*Task goal*
Everything from the first line of the data below through the line that contains "import pandas as pd" should be written out exactly, please, and nothing more; the pictures stay out.

▶

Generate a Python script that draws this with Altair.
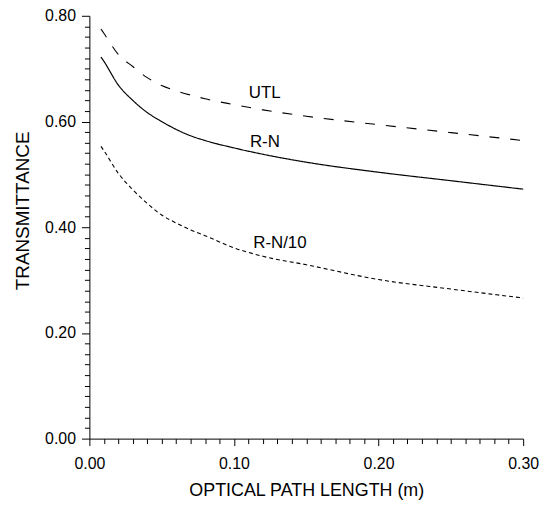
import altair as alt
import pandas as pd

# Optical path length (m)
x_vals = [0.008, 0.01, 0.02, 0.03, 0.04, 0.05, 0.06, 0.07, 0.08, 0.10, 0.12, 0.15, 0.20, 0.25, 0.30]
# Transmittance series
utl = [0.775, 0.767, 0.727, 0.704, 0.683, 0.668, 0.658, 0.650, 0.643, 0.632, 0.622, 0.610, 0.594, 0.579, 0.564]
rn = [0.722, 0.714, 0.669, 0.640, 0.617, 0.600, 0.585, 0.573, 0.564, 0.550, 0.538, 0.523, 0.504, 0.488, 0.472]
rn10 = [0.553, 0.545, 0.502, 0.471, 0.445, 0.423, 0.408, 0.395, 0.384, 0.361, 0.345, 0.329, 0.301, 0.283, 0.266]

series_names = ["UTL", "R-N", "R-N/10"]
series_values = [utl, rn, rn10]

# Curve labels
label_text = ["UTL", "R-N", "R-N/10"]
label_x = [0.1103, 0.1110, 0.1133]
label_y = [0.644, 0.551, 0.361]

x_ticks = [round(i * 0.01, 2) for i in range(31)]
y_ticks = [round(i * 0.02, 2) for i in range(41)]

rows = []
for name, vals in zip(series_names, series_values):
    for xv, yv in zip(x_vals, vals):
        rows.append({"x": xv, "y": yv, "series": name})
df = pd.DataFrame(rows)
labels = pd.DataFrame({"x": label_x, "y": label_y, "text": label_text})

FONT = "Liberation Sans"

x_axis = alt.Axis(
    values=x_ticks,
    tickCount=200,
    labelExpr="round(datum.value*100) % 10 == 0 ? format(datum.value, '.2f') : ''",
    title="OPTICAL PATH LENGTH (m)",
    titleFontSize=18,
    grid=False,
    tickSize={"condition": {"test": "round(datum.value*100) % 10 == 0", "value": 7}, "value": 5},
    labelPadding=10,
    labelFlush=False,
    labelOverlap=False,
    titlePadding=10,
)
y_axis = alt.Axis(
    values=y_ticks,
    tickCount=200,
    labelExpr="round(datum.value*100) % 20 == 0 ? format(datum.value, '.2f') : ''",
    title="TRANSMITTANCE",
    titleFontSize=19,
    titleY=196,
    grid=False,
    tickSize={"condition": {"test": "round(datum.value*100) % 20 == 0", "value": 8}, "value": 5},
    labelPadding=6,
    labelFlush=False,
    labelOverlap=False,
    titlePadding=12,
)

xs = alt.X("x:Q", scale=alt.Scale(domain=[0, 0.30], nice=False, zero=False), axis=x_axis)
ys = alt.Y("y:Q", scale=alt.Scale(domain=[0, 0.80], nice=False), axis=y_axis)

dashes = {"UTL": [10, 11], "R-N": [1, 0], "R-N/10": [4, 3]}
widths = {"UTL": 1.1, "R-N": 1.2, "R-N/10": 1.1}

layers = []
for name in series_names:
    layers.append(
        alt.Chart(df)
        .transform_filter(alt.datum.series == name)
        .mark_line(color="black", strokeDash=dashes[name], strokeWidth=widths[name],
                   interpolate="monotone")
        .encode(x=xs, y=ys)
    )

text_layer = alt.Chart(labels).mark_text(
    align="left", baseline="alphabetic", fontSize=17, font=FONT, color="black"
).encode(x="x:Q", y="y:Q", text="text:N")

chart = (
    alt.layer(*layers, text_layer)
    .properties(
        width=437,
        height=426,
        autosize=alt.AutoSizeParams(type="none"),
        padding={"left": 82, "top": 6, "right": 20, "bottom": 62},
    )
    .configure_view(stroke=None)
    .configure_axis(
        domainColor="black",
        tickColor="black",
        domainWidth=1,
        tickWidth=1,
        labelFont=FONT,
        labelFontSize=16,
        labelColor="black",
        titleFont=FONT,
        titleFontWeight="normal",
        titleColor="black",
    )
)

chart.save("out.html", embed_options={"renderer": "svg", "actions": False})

◀

*Complete output*
Generate a Python script that draws this with Altair.
import altair as alt
import pandas as pd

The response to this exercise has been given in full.